### AIM OF THE TASK
Begin at the first line below and copy each line exactly, ending with the line where "apa_y = [0.0069, 0.0228, 0.0599]" appears.

### STORED DATA

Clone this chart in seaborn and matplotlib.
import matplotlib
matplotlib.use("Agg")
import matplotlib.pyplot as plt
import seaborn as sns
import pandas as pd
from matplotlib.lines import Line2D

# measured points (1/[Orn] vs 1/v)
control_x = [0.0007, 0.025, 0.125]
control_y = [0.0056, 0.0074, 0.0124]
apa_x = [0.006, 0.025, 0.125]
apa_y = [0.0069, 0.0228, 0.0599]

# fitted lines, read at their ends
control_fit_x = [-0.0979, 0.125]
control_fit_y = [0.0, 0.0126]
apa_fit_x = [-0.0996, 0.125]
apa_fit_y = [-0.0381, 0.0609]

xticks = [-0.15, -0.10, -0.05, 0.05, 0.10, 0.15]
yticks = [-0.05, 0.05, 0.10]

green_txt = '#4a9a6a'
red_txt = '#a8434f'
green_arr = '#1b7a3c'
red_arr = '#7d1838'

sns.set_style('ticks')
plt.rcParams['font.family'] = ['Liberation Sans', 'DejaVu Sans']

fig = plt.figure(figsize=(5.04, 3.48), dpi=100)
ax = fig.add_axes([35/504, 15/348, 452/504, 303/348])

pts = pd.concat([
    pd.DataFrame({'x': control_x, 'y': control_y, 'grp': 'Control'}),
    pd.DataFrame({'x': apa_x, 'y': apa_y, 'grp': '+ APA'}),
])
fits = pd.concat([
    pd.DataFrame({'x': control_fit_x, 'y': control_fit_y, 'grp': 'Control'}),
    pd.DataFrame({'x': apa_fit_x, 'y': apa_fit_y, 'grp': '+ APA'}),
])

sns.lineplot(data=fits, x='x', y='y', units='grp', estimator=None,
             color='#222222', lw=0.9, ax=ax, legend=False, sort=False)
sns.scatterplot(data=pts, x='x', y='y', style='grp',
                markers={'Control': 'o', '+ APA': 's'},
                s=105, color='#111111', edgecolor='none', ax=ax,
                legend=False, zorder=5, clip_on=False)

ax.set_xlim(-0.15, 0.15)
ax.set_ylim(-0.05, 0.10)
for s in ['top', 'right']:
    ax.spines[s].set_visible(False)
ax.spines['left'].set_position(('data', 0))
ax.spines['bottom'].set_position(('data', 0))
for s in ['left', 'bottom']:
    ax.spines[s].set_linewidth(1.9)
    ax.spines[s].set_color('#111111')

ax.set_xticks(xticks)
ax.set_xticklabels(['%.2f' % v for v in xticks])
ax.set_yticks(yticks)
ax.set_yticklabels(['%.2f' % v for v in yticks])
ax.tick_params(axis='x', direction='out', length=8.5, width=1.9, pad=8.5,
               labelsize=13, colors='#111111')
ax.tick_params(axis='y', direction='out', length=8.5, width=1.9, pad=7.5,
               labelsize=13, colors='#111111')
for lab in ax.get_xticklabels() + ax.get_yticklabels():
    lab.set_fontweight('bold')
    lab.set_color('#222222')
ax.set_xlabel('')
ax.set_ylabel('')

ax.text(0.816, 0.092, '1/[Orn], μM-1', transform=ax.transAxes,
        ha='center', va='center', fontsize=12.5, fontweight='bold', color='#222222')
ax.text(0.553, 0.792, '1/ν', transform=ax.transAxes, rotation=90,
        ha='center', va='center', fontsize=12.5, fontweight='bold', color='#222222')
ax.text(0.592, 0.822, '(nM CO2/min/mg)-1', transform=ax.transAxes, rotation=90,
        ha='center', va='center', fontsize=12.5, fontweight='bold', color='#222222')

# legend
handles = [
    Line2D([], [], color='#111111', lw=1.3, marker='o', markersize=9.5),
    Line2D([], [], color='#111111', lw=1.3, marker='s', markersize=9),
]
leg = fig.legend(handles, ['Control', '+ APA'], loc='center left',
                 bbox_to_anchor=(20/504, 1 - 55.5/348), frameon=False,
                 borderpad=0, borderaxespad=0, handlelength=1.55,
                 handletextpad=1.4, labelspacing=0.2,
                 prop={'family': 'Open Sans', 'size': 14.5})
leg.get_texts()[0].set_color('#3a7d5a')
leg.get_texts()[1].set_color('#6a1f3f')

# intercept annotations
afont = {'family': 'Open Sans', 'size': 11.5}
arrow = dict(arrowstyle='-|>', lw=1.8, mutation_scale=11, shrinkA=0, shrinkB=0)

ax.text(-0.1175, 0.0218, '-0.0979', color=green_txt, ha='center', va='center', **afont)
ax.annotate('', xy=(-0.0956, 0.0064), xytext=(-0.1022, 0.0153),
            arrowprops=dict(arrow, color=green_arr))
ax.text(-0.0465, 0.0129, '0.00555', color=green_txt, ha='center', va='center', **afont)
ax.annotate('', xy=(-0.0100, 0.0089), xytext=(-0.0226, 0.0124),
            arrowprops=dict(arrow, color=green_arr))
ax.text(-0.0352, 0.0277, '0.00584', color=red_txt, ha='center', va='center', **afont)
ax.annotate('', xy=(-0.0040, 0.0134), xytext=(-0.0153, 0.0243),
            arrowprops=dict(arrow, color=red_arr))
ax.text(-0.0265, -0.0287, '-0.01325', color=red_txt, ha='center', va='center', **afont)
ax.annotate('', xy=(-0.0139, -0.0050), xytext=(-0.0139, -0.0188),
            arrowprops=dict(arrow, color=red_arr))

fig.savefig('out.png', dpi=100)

### ANSWER FOR THE TASK
Clone this chart in seaborn and matplotlib.
import matplotlib
matplotlib.use("Agg")
import matplotlib.pyplot as plt
import seaborn as sns
import pandas as pd
from matplotlib.lines import Line2D

# measured points (1/[Orn] vs 1/v)
control_x = [0.0007, 0.025, 0.125]
control_y = [0.0056, 0.0074, 0.0124]
apa_x = [0.006, 0.025, 0.125]
apa_y = [0.0069, 0.0228, 0.0599]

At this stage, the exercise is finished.